ZH: We've seen people make carbon neutrality claims, often used synonymously with net zero, based on less rigorous approaches—companies have spent millions buying $5/ton cheap credits on the market and called themselves carbon neutral. That's problematic for a number of reasons. One, you get what you pay for when it comes to carbon, and if you're buying $5 credits, it's almost certainly not actually reducing emissions or removals. There are also problems in existing markets, centering around additionality (knowing that when you pay someone to do something, they actually do something they wouldn't otherwise be doing), leakage (making sure if you paid to protect a forest, you're not just shifting the logging to an adjacent forest), and durability (making sure that when you're removing carbon from the atmosphere, it actually stays out of the atmosphere long term).
A lot of groups have been trying to push a stronger set of standards around net zero. The standard that has gotten the most buy-in from the business community in recent years is the Science-based Targets Initiative (or SBTi).

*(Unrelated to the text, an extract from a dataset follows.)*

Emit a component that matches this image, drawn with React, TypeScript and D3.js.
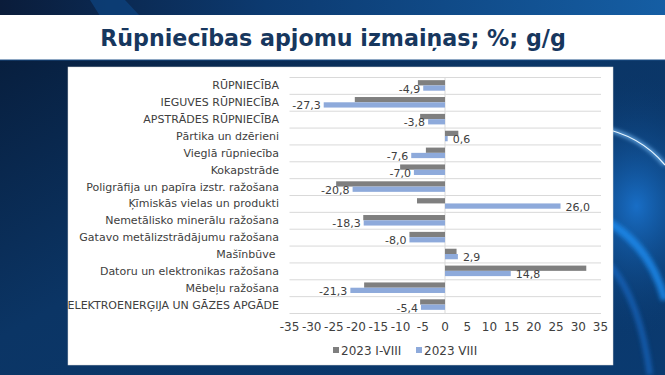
import React from "react";
import * as d3 from "d3";

const categories = [
  "RŪPNIECĪBA",
  "IEGUVES RŪPNIECĪBA",
  "APSTRĀDES RŪPNIECĪBA",
  "Pārtika un dzērieni",
  "Vieglā rūpniecība",
  "Kokapstrāde",
  "Poligrāfija un papīra izstr. ražošana",
  "Ķīmiskās vielas un produkti",
  "Nemetālisko minerālu ražošana",
  "Gatavo metālizstrādājumu ražošana",
  "Mašīnbūve ",
  "Datoru un elektronikas ražošana",
  "Mēbeļu ražošana",
  "ELEKTROENERĢIJA UN GĀZES APGĀDE",
];
const seriesNames = ["2023 I-VIII", "2023 VIII"];
const valuesIVIII = [-6.1, -20.3, -5.6, 3.0, -4.3, -10.1, -24.5, -6.3, -18.4, -8.0, 2.6, 31.8, -18.2, -5.6];
const valuesVIII = [-4.9, -27.3, -3.8, 0.6, -7.6, -7.0, -20.8, 26.0, -18.3, -8.0, 2.9, 14.8, -21.3, -5.4];
const xTicks = [-35, -30, -25, -20, -15, -10, -5, 0, 5, 10, 15, 20, 25, 30, 35];
const title = "Rūpniecības apjomu izmaiņas; %; g/g";

const colors = ["#7f7f7f", "#8eaadb"];
const font = "'DejaVu Sans', Verdana, sans-serif";

export default function App() {
  const W = 665, H = 375;
  const x = d3.scaleLinear().domain([-35, 35]).range([289.5, 600.5]);
  const y = d3.scaleBand<string>().domain(categories).range([77, 313]).paddingInner(0).paddingOuter(0);
  const ySub = d3.scaleBand<string>().domain(seriesNames).range([0, y.bandwidth()]).paddingInner(0).paddingOuter(0.6);
  const fmt = (v: number) => d3.format(".1f")(v).replace(".", ",").replace("−", "-");
  const series = [valuesIVIII, valuesVIII];
  const gridYs = categories.map((c) => y(c)!).concat([313]);

  return (
    <svg width={W} height={H} style={{ position: "absolute", left: 0, top: 0, display: "block" }}>
      <defs>
        <linearGradient id="bg" x1="0" y1="0" x2="1" y2="1">
          <stop offset="0" stopColor="#071a36" />
          <stop offset="0.45" stopColor="#0b3565" />
          <stop offset="1" stopColor="#0a3a70" />
        </linearGradient>
        <linearGradient id="topbar" x1="0" y1="0" x2="1" y2="0">
          <stop offset="0" stopColor="#0a1c3a" />
          <stop offset="0.4" stopColor="#0c3a70" />
          <stop offset="1" stopColor="#155ea4" />
        </linearGradient>
        <radialGradient id="glow" cx="0.9" cy="0.55" r="0.35">
          <stop offset="0" stopColor="#1a74d0" stopOpacity="0.9" />
          <stop offset="1" stopColor="#0a3a70" stopOpacity="0" />
        </radialGradient>
        <filter id="blur" x="-20%" y="-20%" width="140%" height="140%">
          <feGaussianBlur stdDeviation="2" />
        </filter>
      </defs>
      <rect x={0} y={0} width={W} height={H} fill="url(#bg)" />
      <rect x={0} y={0} width={W} height={16} fill="url(#topbar)" />
      <polygon points="90,0 125,0 140,16 100,16" fill="#0e4a8a" opacity={0.6} />
      <rect x={380} y={0} width={285} height={H} fill="url(#glow)" />
      <path d="M 600 128 Q 640 135 665 165" stroke="#7fc4ff" strokeWidth={3} fill="none" filter="url(#blur)" />
      <path d="M 600 128 Q 640 135 665 165" stroke="#e8f6ff" strokeWidth={1.2} fill="none" />
      <path d="M 605 220 Q 650 245 665 300" stroke="#1f8cf0" strokeWidth={8} fill="none" filter="url(#blur)" opacity={0.8} />
      <path d="M 610 265 Q 640 300 650 375" stroke="#1a6fd0" strokeWidth={6} fill="none" filter="url(#blur)" opacity={0.6} />

      <rect x={0} y={15} width={W} height={45} fill="#ffffff" />
      <line x1={0} x2={W} y1={60} y2={60} stroke="#1d4f86" strokeWidth={1} />
      <text x={333} y={46} textAnchor="middle" fontFamily={font} fontWeight="bold" fontSize={22.2} fill="#17375e">
        {title}
      </text>

      <rect x={68} y={67} width={545} height={298} fill="#ffffff" stroke="#d9d9d9" strokeWidth={0.5} />

      {gridYs.map((gy, i) => (
        <line key={"g" + i} x1={289.5} x2={601} y1={gy + 0.5} y2={gy + 0.5} stroke="#d9d9d9" strokeWidth={1} />
      ))}
      <line x1={x(0)} x2={x(0)} y1={77} y2={313} stroke="#d9d9d9" strokeWidth={1} />

      {series.map((vals, si) =>
        vals.map((v, i) => {
          const c = categories[i];
          const by = y(c)! + ySub(seriesNames[si])!;
          return (
            <rect
              key={"b" + si + "-" + i}
              x={Math.min(x(0), x(v))}
              y={by}
              width={Math.abs(x(v) - x(0))}
              height={ySub.bandwidth()}
              fill={colors[si]}
            />
          );
        })
      )}

      {valuesVIII.map((v, i) => {
        const c = categories[i];
        const by = y(c)! + ySub(seriesNames[1])! + ySub.bandwidth() / 2 + 4.5;
        const xx = v < 0 ? x(v) - 3 : x(v) + 5;
        return (
          <text key={"l" + i} x={xx} y={by} textAnchor={v < 0 ? "end" : "start"} fontFamily={font} fontSize={11} fill="#404040">
            {fmt(v)}
          </text>
        );
      })}

      {categories.map((c) => (
        <text
          key={"c" + c}
          x={279}
          y={y(c)! + y.bandwidth() / 2 + 4}
          textAnchor="end"
          fontFamily={font}
          fontSize={11}
          fill="#404040"
          style={{ whiteSpace: "pre" }}
        >
          {c}
        </text>
      ))}

      {xTicks.map((t) => (
        <text key={"t" + t} x={x(t)} y={331} textAnchor="middle" fontFamily={font} fontSize={12} fill="#404040">
          {t}
        </text>
      ))}

      {seriesNames.map((s, i) => {
        const lx = i === 0 ? 333 : 416;
        return (
          <g key={"lg" + s}>
            <rect x={lx} y={347} width={6} height={6} fill={colors[i]} />
            <text x={lx + 8} y={354.5} fontFamily={font} fontSize={12} fill="#404040">
              {s}
            </text>
          </g>
        );
      })}
    </svg>
  );
}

SBTI says that to make net zero credible, you need to focus primarily on reducing your emissions. SBTI recommends 90% emission reductions and having no more than 10% of your current emissions as removals. SBTi’s guidance was also informed by the idea that to make net zero credible, we need a like-for-like matching of gasses and lifetimes. When you burn a ton of coal, about half of it gets removed over the first 100 years, about 80% of it gets removed over the first 1,000 years, but it takes about half a million years to fully remove that ton of CO2 from the atmosphere. If you're a company trying to make a neutralization claim, what bar does that have to meet to be equivalent to undoing that ton of coal emissions? It also raises questions around durability because historically, much of the market is focused on things like tree planting, deforestation, and reforestation, which are really important things to do, but don’t keep carbon out of the atmosphere over the long term.
If you're taking CO2 that's been underground for millions of years, digging it up, and burning it, the only way to credibly neutralize that is by taking CO2 from the atmosphere and putting it back underground, or in some other form, in a way that's stable for many thousands of years.

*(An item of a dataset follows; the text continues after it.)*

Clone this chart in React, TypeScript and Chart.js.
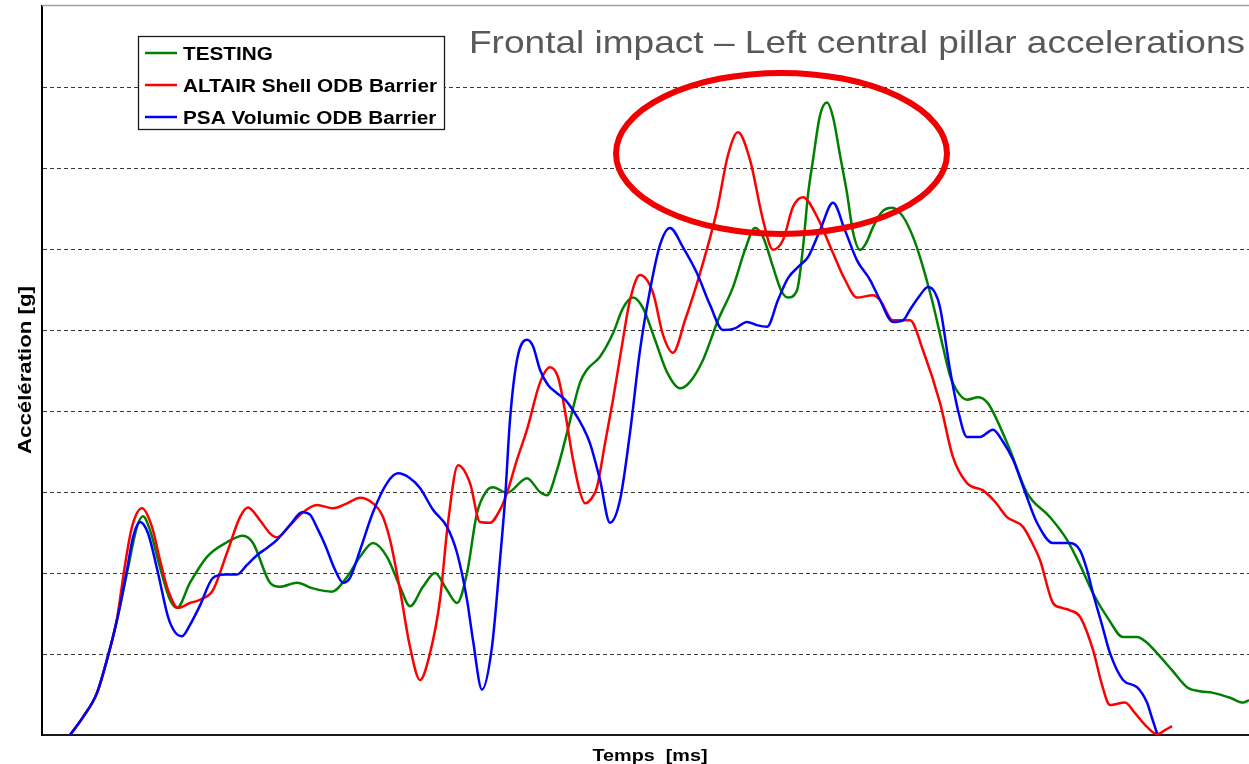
import React, { useEffect, useRef } from 'react';
import { Chart, registerables } from 'chart.js';

Chart.register(...registerables);

// ---------------- DATA ----------------
const testingTime = [2.8,4.1,5.5,6.5,7.5,8.5,9.5,10.1,10.8,11.8,12.8,13.5,14.8,16.5,18.5,20.1,21.1,22.8,23.8,25.5,27.1,29.0,30.5,31.8,33.1,34.5,35.8,36.8,38.1,39.3,40.5,41.5,42.5,43.5,44.5,45.1,46.5,48.5,49.8,50.5,51.5,52.5,53.8,54.5,55.8,57.1,58.1,59.1,60.1,61.3,62.5,63.8,64.8,66.1,67.6,69.1,70.3,71.3,72.1,73.1,73.9,74.6,75.5,76.1,76.6,77.1,77.8,78.5,79.1,79.8,80.5,81.1,81.8,82.4,83.1,84.0,85.0,86.1,87.1,87.8,89.0,90.1,90.8,91.6,92.5,93.6,94.5,95.1,96.8,98.5,100.8,102.5,103.8,105.1,106.6,108.1,109.5,110.5,111.5,113.0,114.5,115.8,117.1,118.8,120.1,120.7];
const testingAccel = [0,2.2,5.2,9.3,14.2,20.0,25.7,27.0,25.3,20.7,16.7,15.7,18.8,22.0,23.8,24.6,23.7,18.8,18.3,18.8,18.1,17.7,19.5,22.0,23.7,22.0,18.3,15.9,18.3,20.0,17.9,16.3,20.0,27.4,30.2,30.6,29.9,31.7,30.0,29.6,32.7,37.3,43.5,45.1,46.7,49.6,52.7,54.0,52.7,48.8,44.8,42.8,43.6,46.3,51.2,55.3,59.9,62.6,61.5,57.8,54.9,54.0,54.9,60.2,66.7,71.0,76.5,78.1,76.3,71.6,66.9,62.1,59.9,60.7,62.7,64.6,65.1,64.0,61.5,59.0,53.7,47.9,44.4,42.3,41.4,41.7,41.1,39.9,35.2,29.9,26.9,24.1,21.0,17.5,14.4,12.1,12.1,11.4,10.1,8.0,5.9,5.4,5.2,4.6,4.0,4.3];

const altairTime = [2.8,4.1,5.5,6.5,7.5,8.3,9.0,10.0,11.0,11.8,12.6,13.6,14.8,15.8,17.1,18.5,19.8,20.6,21.8,22.8,23.5,24.8,26.1,27.5,29.1,30.5,31.8,33.1,34.0,34.8,35.8,36.8,37.8,38.8,39.8,40.6,41.6,42.8,43.8,44.8,45.8,46.5,47.5,48.5,49.8,50.8,51.6,52.1,53.1,53.8,54.3,55.0,55.5,56.3,57.1,58.0,58.8,59.8,61.1,62.1,63.1,64.3,65.8,67.5,68.6,69.6,70.8,72.1,73.1,74.1,75.1,76.1,77.5,79.1,80.3,81.5,83.1,83.8,85.1,86.8,88.1,89.8,91.1,92.5,94.1,95.3,96.5,98.1,99.1,99.8,101.1,102.0,102.8,103.8,105.1,106.0,106.8,108.3,109.3,110.5,111.5,112.3,113.0];
const altairAccel = [0,2.2,5.2,9.3,14.4,21.0,25.7,28.0,25.7,21.6,17.9,15.7,16.3,16.7,17.9,22.5,26.9,28.1,26.5,24.9,24.4,25.9,27.5,28.4,28.0,28.6,29.3,28.6,27.2,24.1,17.9,10.9,6.8,10.1,16.7,26.2,33.3,31.1,26.3,26.2,27.8,29.9,34.0,37.7,43.5,45.4,44.2,41.4,34.0,30.0,28.6,29.3,30.6,36.0,41.4,48.1,53.7,56.8,54.6,49.4,47.2,51.2,57.0,64.8,71.6,74.4,71.0,63.6,59.9,61.1,65.2,66.4,64.0,59.5,56.2,54.0,54.3,53.7,51.2,51.2,47.5,41.0,34.3,31.1,30.2,28.8,26.9,25.7,23.5,21.6,16.3,15.7,15.4,14.6,10.5,6.2,3.7,4.0,2.7,1.0,0.1,0.6,1.1];

const psaTime = [2.8,4.1,5.5,6.5,7.5,8.5,9.1,9.8,10.6,11.6,12.6,13.3,14.0,14.8,15.8,17.1,18.3,19.5,20.5,21.5,22.5,23.5,24.8,26.0,26.8,27.5,28.3,29.3,30.1,30.8,31.8,33.1,34.5,35.6,36.8,37.8,39.1,40.5,41.5,42.5,43.1,44.0,45.0,45.8,46.3,46.8,47.5,48.5,49.1,49.8,50.6,51.5,52.3,53.1,54.1,54.8,55.8,56.8,57.8,58.8,59.8,60.8,61.8,62.8,64.1,65.5,66.8,68.1,69.3,70.5,71.5,72.5,73.6,74.6,75.8,76.6,77.8,79.1,80.3,81.5,82.8,83.8,85.1,86.1,86.8,87.8,88.6,89.3,89.8,90.8,91.6,92.5,93.8,95.1,96.1,97.1,98.3,99.5,101.1,102.8,103.8,104.5,105.1,106.0,106.8,108.1,109.5,110.5,111.0,111.5];
const psaAccel = [0,2.2,5.2,9.3,14.2,20.4,24.4,26.3,24.9,20.0,14.6,12.7,12.2,13.6,16.0,19.4,19.8,19.8,21.0,22.2,23.1,24.1,25.9,27.5,27.2,25.6,23.5,20.4,18.8,19.4,22.8,27.5,31.1,32.3,31.7,30.5,27.8,25.7,22.5,16.7,11.7,5.6,10.9,21.6,29.0,38.9,46.3,48.8,48.0,45.1,43.2,42.2,41.4,40.1,38.0,36.0,31.5,26.2,29.0,37.3,47.5,54.9,60.5,62.6,60.2,57.0,53.1,50.0,50.2,51.0,50.6,50.4,53.7,56.4,58.0,59.0,62.3,65.7,62.3,58.6,56.2,53.7,51.0,51.2,52.5,54.3,55.3,54.6,52.8,45.1,40.1,36.8,36.8,37.7,36.2,34.0,30.0,26.2,23.7,23.7,22.8,20.4,17.5,13.6,10.1,6.8,5.9,4.0,2.1,0.2];

const seriesLabels = ['TESTING', 'ALTAIR Shell ODB Barrier', 'PSA Volumic ODB Barrier'];
const seriesColors = ['#008000', '#ff0000', '#0000ff'];

const chartTitle = 'Frontal impact \u2013 Left central pillar accelerations';
const xAxisTitle = 'Temps  [ms]';
const yAxisTitle = 'Acc\u00e9l\u00e9ration [g]';

const timeRange = [0, 120.7];
const accelRange = [0, 90];
const accelStep = 10;

// highlighted region (ellipse) in data units: centre time, centre accel, half-width, half-height
const highlightCentre = [73.95, 71.8];
const highlightRadii = [16.55, 9.94];

// ---------------- HELPERS ----------------
const FONT = "'Liberation Sans', Arial, Helvetica, sans-serif";

function toPoints(t: number[], a: number[]) {
  const n = Math.min(t.length, a.length);
  const out: { x: number; y: number }[] = [];
  for (let i = 0; i < n; i++) out.push({ x: t[i], y: a[i] });
  return out;
}

function drawStretched(
  ctx: CanvasRenderingContext2D,
  text: string,
  x: number,
  y: number,
  font: string,
  width: number,
  align: CanvasTextAlign,
  rot = 0,
  color = '#000'
) {
  ctx.save();
  ctx.font = font;
  const w = ctx.measureText(text).width || 1;
  const sx = width / w;
  ctx.translate(x, y);
  if (rot) ctx.rotate(rot);
  ctx.scale(sx, 1);
  ctx.textAlign = align;
  ctx.textBaseline = 'alphabetic';
  ctx.fillStyle = color;
  ctx.fillText(text, 0, 0);
  ctx.restore();
}

const overlayPlugin = {
  id: 'overlay',
  afterDraw(chart: any) {
    const { ctx, chartArea, scales } = chart;
    const xs = scales.x;
    const ys = scales.y;

    ctx.save();
    // top frame line
    ctx.strokeStyle = '#a3a3a3';
    ctx.lineWidth = 1.5;
    ctx.beginPath();
    ctx.moveTo(chartArea.left, chartArea.top - 0.5);
    ctx.lineTo(chartArea.right, chartArea.top - 0.5);
    ctx.stroke();

    // highlight ellipse
    const cx = xs.getPixelForValue(highlightCentre[0]);
    const cy = ys.getPixelForValue(highlightCentre[1]);
    const rx = xs.getPixelForValue(highlightCentre[0] + highlightRadii[0]) - cx;
    const ry = cy - ys.getPixelForValue(highlightCentre[1] + highlightRadii[1]);
    ctx.strokeStyle = '#f00000';
    ctx.lineWidth = 6;
    ctx.beginPath();
    ctx.ellipse(cx, cy, rx, ry, 0, 0, Math.PI * 2);
    ctx.stroke();

    // legend
    const bx = 138, by = 36, bw = 307, bh = 94;
    ctx.fillStyle = '#ffffff';
    ctx.fillRect(bx, by, bw, bh);
    ctx.strokeStyle = '#1a1a1a';
    ctx.lineWidth = 1.3;
    ctx.strokeRect(bx + 0.5, by + 0.5, bw - 1, bh - 1);
    const legendFont = `bold 17.5px ${FONT}`;
    ctx.font = legendFont;
    const refW = ctx.measureText(seriesLabels[1]).width || 1;
    const sx = 254 / refW;
    chart.data.datasets.forEach((ds: any, i: number) => {
      const ly = 53 + i * 32;
      ctx.strokeStyle = ds.borderColor;
      ctx.lineWidth = 2.5;
      ctx.beginPath();
      ctx.moveTo(145, ly);
      ctx.lineTo(177, ly);
      ctx.stroke();
      ctx.font = legendFont;
      const w = ctx.measureText(ds.label).width;
      drawStretched(ctx, ds.label, 183, ly + 6.5, legendFont, w * sx, 'left');
    });

    // chart title
    drawStretched(ctx, chartTitle, 469, 53, `32px ${FONT}`, 776, 'left', 0, '#595959');
    // axis titles
    drawStretched(ctx, xAxisTitle, 650, 761, `bold 17px ${FONT}`, 115, 'center');
    drawStretched(ctx, yAxisTitle, 31, 370, `bold 19px ${FONT}`, 168, 'center', -Math.PI / 2);
    ctx.restore();
  },
};

export default function App() {
  const canvasRef = useRef<HTMLCanvasElement | null>(null);

  useEffect(() => {
    document.body.style.margin = '0';
    const canvas = canvasRef.current;
    if (!canvas) return;
    const datasets = [
      { label: seriesLabels[0], data: toPoints(testingTime, testingAccel), borderColor: seriesColors[0], order: 3 },
      { label: seriesLabels[1], data: toPoints(altairTime, altairAccel), borderColor: seriesColors[1], order: 2 },
      { label: seriesLabels[2], data: toPoints(psaTime, psaAccel), borderColor: seriesColors[2], order: 1 },
    ].map((d) => ({
      ...d,
      backgroundColor: d.borderColor,
      borderWidth: 2.5,
      pointRadius: 0,
      pointHoverRadius: 0,
      fill: false,
      cubicInterpolationMode: 'monotone' as const,
    }));

    const chart = new Chart(canvas, {
      type: 'line',
      data: { datasets },
      options: {
        responsive: false,
        animation: false,
        devicePixelRatio: 1,
        layout: { padding: { top: 6, left: 0, right: 0, bottom: 0 } },
        plugins: {
          legend: { display: false },
          title: { display: false },
          tooltip: { enabled: false },
        },
        events: [],
        scales: {
          x: {
            type: 'linear',
            min: timeRange[0],
            max: timeRange[1],
            grid: { display: false, drawTicks: false },
            border: { display: true, color: '#1a1a1a', width: 2 },
            ticks: { display: false },
            title: { display: false },
            afterFit: (s: any) => { s.height = 29; },
          },
          y: {
            type: 'linear',
            min: accelRange[0],
            max: accelRange[1],
            ticks: { display: false, stepSize: accelStep },
            grid: {
              drawTicks: false,
              lineWidth: 1,
              color: (c: any) =>
                c.tick && (c.tick.value === accelRange[0] || c.tick.value === accelRange[1])
                  ? 'rgba(0,0,0,0)'
                  : '#3a3a3a',
            },
            border: { display: true, color: '#000', width: 2, dash: [4, 3] },
            title: { display: false },
            afterFit: (s: any) => { s.width = 42; },
          },
        },
      },
      plugins: [overlayPlugin],
    });
    return () => chart.destroy();
  }, []);

  return (
    <div style={{ width: 1249, height: 764, background: '#fff' }}>
      <canvas ref={canvasRef} width={1249} height={764} style={{ display: 'block' }} />
    </div>
  );
}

When we started Stripe Climate back in 2019, before that SBTi standard existed, there was very little being done in that space. Stripe decided that this was an area where it could potentially make a difference. They initially set up a system where when Stripe users sign up for Stripe, they can opt in to contributing a certain percent of the volume they transact—usually around 1%—towards supporting permanent carbon removal. In the first year that raised $1 million dollars, and the second year it raised $25 million. Stripe then started a process of openly asking for bids for companies to sell permanent carbon removal to Stripe.

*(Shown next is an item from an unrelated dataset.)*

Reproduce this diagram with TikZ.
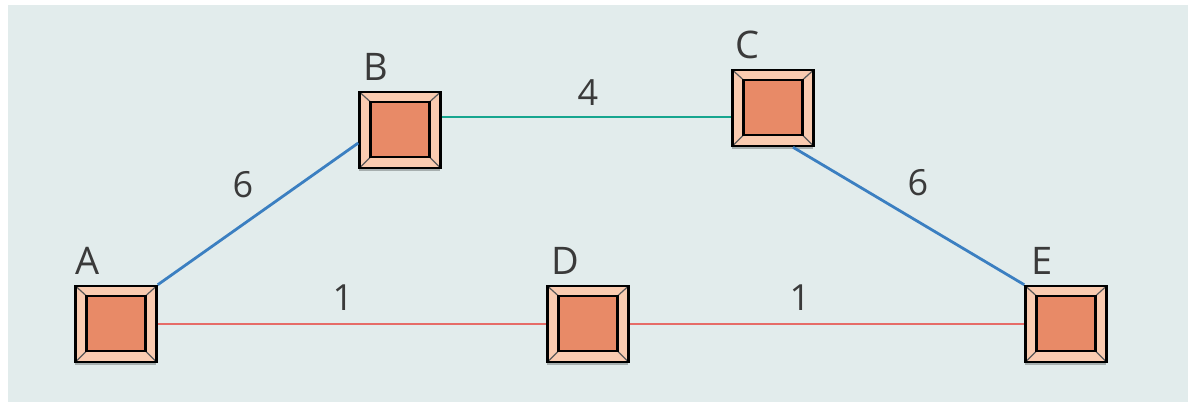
\documentclass[tikz,border=0pt]{standalone}
\usepackage{fontspec}
\setmainfont{Open Sans}
\usetikzlibrary{calc,shadows}
\definecolor{bgc}{HTML}{E2ECEC}
\definecolor{peach}{HTML}{FACBB0}
\definecolor{salmon}{HTML}{E88A67}
\definecolor{eblue}{HTML}{3B7FC1}
\definecolor{eteal}{HTML}{17A68F}
\definecolor{ered}{HTML}{E66C68}
\definecolor{lbl}{HTML}{3A3A3A}
\definecolor{shade}{HTML}{8E9696}
\tikzset{
 vbox/.style={draw=black, line width=2.5pt, fill=peach, minimum width=81pt, minimum height=76pt, inner sep=0pt,
   drop shadow={shadow xshift=-1pt, shadow yshift=-3pt, fill=shade, opacity=0.7},
   path picture={
     \draw[line width=1.2pt, black!65] (path picture bounding box.south west) -- ++(11pt,11pt);
     \draw[line width=1.2pt, black!65] (path picture bounding box.south east) -- ++(-11pt,11pt);
     \draw[line width=1.2pt, black!65] (path picture bounding box.north west) -- ++(11pt,-10pt);
     \draw[line width=1.2pt, black!65] (path picture bounding box.north east) -- ++(-11pt,-10pt);
     \filldraw[fill=salmon, draw=black, line width=2.5pt]
       ($(path picture bounding box.south west)+(11pt,11pt)$) rectangle
       ($(path picture bounding box.north east)+(-11pt,-10pt)$);
   }},
 vlabel/.style={font=\fontsize{38}{40}\selectfont, text=lbl, inner sep=0pt, anchor=base west},
 elabel/.style={font=\fontsize{36}{40}\selectfont, text=lbl, inner sep=0pt},
 edgeline/.style={line width=2.8pt}
}
\begin{document}
\begin{tikzpicture}[x=1pt, y=-1pt]
\useasboundingbox (0,0) rectangle (1188,402);
\fill[bgc] (8,5) rectangle (1188,402);

\node[vbox] (A) at (116,324) {};
\node[vbox] (B) at (400,130) {};
\node[vbox] (C) at (773,108) {};
\node[vbox] (D) at (588,324) {};
\node[vbox] (E) at (1066,324) {};

\node[vlabel] (lA) at ($(A.north west)+(1pt,10pt)$) {A};
\node[vlabel] (lB) at ($(B.north west)+(5pt,10pt)$) {B};
\node[vlabel] (lC) at ($(C.north west)+(4pt,10pt)$) {C};
\node[vlabel] (lD) at ($(D.north west)+(5pt,10pt)$) {D};
\node[vlabel] (lE) at ($(E.north west)+(7pt,10pt)$) {E};

\draw[edgeline, eblue] (A.north east) -- ($(B.west)+(0,-13pt)$);
\draw[edgeline, eteal] (B.east |- 0,117) -- (C.west |- 0,117);
\draw[edgeline, eblue] ($(C.south)+(20pt,0)$) -- (E.north west);
\draw[edgeline, ered] (A.east) -- (D.west);
\draw[edgeline, ered] (D.east) -- (E.west);

\node[elabel] (w1) at (243,185) {6};
\node[elabel] (w2) at (588,93) {4};
\node[elabel] (w3) at (918,183) {6};
\node[elabel] (w4) at (343,298) {1};
\node[elabel] (w5) at (800,298) {1};
\end{tikzpicture}
\end{document}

That proved quite successful. Stripe ended up with a portfolio of 24 companies, including many really innovative companies across a number of different pathways, but it wasn't enough. $25 million is a drop in the pan. A lot of these companies were facing a fundamental problem—there was no guarantee there would be a market for carbon removal, especially when long term carbon removal is expensive.
This challenge led to a new idea: create a market. If we pool enough money together to guarantee that there will be a demand for these products, companies can go out to VCs to get funding, raise financing from banks to build projects, etc.
We ended up partnering with Alphabet, Meta, Shopify and McKinsey to launch Frontier, a $1 billion advanced market commitment. We will spend $1 billion by 2030 to purchase permanent carbon removal technologies that stay out of the atmosphere for at least 1,000 years, with relatively minimal land footprint, and are strongly net-negative.
Anecdotally, we've talked to a number of companies who have raised money in part because there is a clear market signal. It's also been accompanied by a number of policy initiatives both within the United States and abroad. We've started to see permanent carbon removable mature as a field because it is going to be an important part of our solution to climate change.
It's not a silver bullet. We're not going to solve climate change just by permanently removing carbon from the atmosphere. In fact, it's probably somewhere around a 10% part of the solution. But for a problem as big as climate change, a 10% solution is a really important solution. For reference, solar power is a 20% solution, electric vehicles are a 20% solution, industrial heat is a 10% solution. Everything is a small part of this puzzle. While we can't over index on carbon removal, we also can't ignore it.
Photo courtesy of Stripe
SS: How does Frontier leverage their whole ecosystem for impact? How does this approach generate value for Stripe?
ZH: It's a great question. To be clear, Stripe is not making any money off of this effort. We are not investing in the companies that are doing carbon removal. We're not taking equity stakes in them. We're not, at least ourselves, buying then reselling any of the credits that we get from these companies for permanent carbon removal. We see this as an important gap in the ecosystem that existed, a place where we can use a sizeable amount of money, (though compared to the amount of money that is in the hands of big tech company it's not that much), to have a really big impact. The nice thing about Frontier is that it creates a vehicle for everyone else to aggregate efforts and collectively have a much bigger impact than any one of us could have by ourselves. We know we're going to need to mature this permanent carbon removal space, we know companies are going to have to start buying more permanent carbon removal to help neutralize the part of their emissions that they can't fully reduce. By joining Frontier, companies can more easily get access to the vetting and analysis we do of potential projects. There is a desire among a lot of companies to figure out a way to make a difference. Permanent removal is going to be critically important to meet our goals in the future. Now we're starting to reap the rewards of putting more resources into it.
SS: Can you share one thing that comes to mind that laid the groundwork for today’s success? What would you say that the Stripe Climate Team did well, and what led to the successful creation of Frontier and the ecosystem that you have built?
ZH: Strong buy-in from the leadership was critically important. And good and effective leadership. The team is made up of world-class scientists and people that came from the White House or the Department of Energy. And being able to be a fast and nimble organization, even though we're part of a larger company, has been really important for being able to get as much built, as quickly as we have. Part of it also comes down to being in the right place at the right time, identifying an area that the science shows is going to be essential, that not many people have really investigated or resourced yet.